Mobile Phones, Fiscal Politics and Development: The Political Economy of Money and Finance in Kenya and Zimbabwe  
Stefan Mikuska (York University)

Paper short abstract:

This paper will explore the development potential and power dynamics underlying new forms of domestic resource mobilization in the Global South which involve mobile phone-based money and financial services through a comparative assessment of developments in Kenya and Zimbabwe.

Paper long abstract:

Mobile phone-based money and financial services have emerged as a significant target of developmental intervention in the Global South. While much of the literature has been organized around the problematics of microfinance and financial inclusion, far less attention has been paid to the ways in which states are deploying these new technologies as vehicles for domestic resource mobilization.
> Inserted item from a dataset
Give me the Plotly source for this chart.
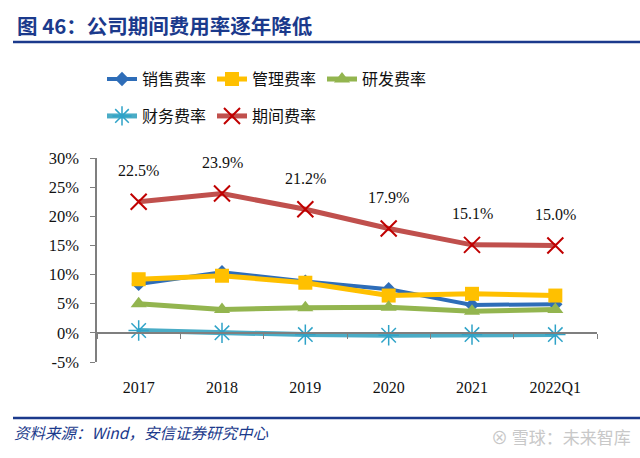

This paper will provide a comparative assessment of recent developments in Kenya and Zimbabwe, two countries which have been at the forefront of promoting mobile financial services, albeit under profoundly different circumstances and with strongly divergent objectives. In both countries, mobile money has converged with recent policy shifts towards domestic financing for the government budget and for development. By conceptually situating mobile money and finance within broader theories of money, it will argued that the significance of new forms of digital money lies in the ways in which it is being institutionalized in national payments systems and fiscal structures, as well as integrated into state financial policy and governance, especially as a target of taxation and as a mechanism of financial intermediation.